Having lost the second half of his first term to essentially racist challenges that he prove his place of birth, it seems hard to deny that Barack Obama is a large component of the malaise. In some ways the relationship is paradoxical, because the more loved he is; the more intelligent, articulate, compassionate and in all ways legitimate a presidential figure, the more he is rejected as a black man living the American exception with far more panache than many of this white demographic could ever hope muster. The antipathy will perhaps only grow as the 2008 adoration of Obama returns to mark his imminent departure.

It is, however, not only a question of race and racism that makes the situation hard to bear, and – while economic poverty and under-education is of course huge in what Case & Deaton describe – as pressing, but harder to pin down, is the associated question of work identity. In his 2007 book, Deer hunting with Jesus, author Joe Bageant describes how the Americas were settled by work-motivated Protestants and Calvinists: a type of Christian fanatic who perceived freedom and virtue on earth with the notion of there on earth performing God’s work.

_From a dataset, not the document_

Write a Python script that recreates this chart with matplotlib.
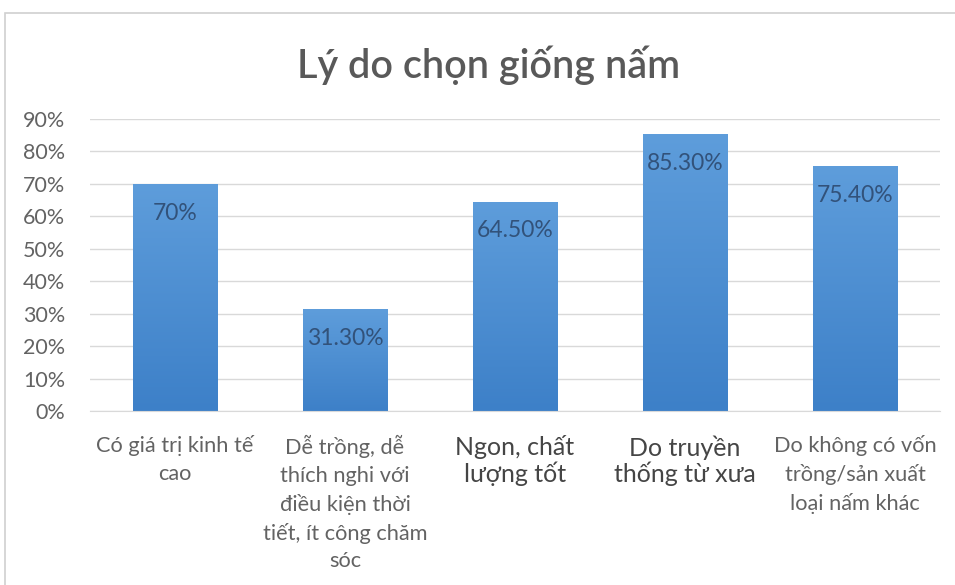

This age-old notion of the archetypal good worker, without recognition that in today’s U.S. ever-fewer good jobs remain, is one of the sticking points in what has become of the American Dream, premised as it is around the humble but dignified toil enshrined from Springsteen to Steinbeck. This dream, which actually withstands economic poverty very well, is uniquely maladapted to the existential challenges of automation and meaningless work. And so again we see the rising morbidity of Case & Deaton, and so too the classic anomie – the disjoint between individual experience and any societal norms and values – that Émile Durkheim premised in 1897 as one of the four main drivers of suicide.

In a brushstroke, the modern history of the U.S. has been a white willingness to either accept – or at least tolerate – massive inequality and economic unfairness, receiving in compensation the identity superiority that came with a preferential, segregated, differentiation between themselves and – in particular – America’s African American and then also Latino populations. The perceived injustice of political correctness (and this is a global issue no less true of white Europe or Australia) is, essentially, a duel whereby increasingly potent White movements shrug off their political apathy and assert their rights to apparently innocuous levels of sexism, racism and religious bigotry in compensation for the token identity superiority that has been taken away from them. It is, of course, possible to resist these movements, but political correctness must be claimed (and used) more as an emotional, just triumph than the technicality even its proponents tend to see it as.

The question this then begs of our established political parties is: to what extent will (or can) political rights to equality be withdrawn without upsetting the rightholders? Trump and – to their total discredit – the entire Republican Party, appear ready to withdraw these rights in order to appease an angry base; one that traces back to the Tea Party as a fringe movement that complacent commentators prophesised would never be more than fringe. If we assume, however, that a half century of reforms in the maligned name of political correctness are in fact now successfully consolidated, then the alternative mode of redress is to end the economic inequality and under-education that – one suspects – is really at the heart of what is killing white America and turning them on to Trump. This will require making common cause across racial divides that are currently being built taller, but is the only lasting solution if the U.S., really and truly, is to figure out what is going on.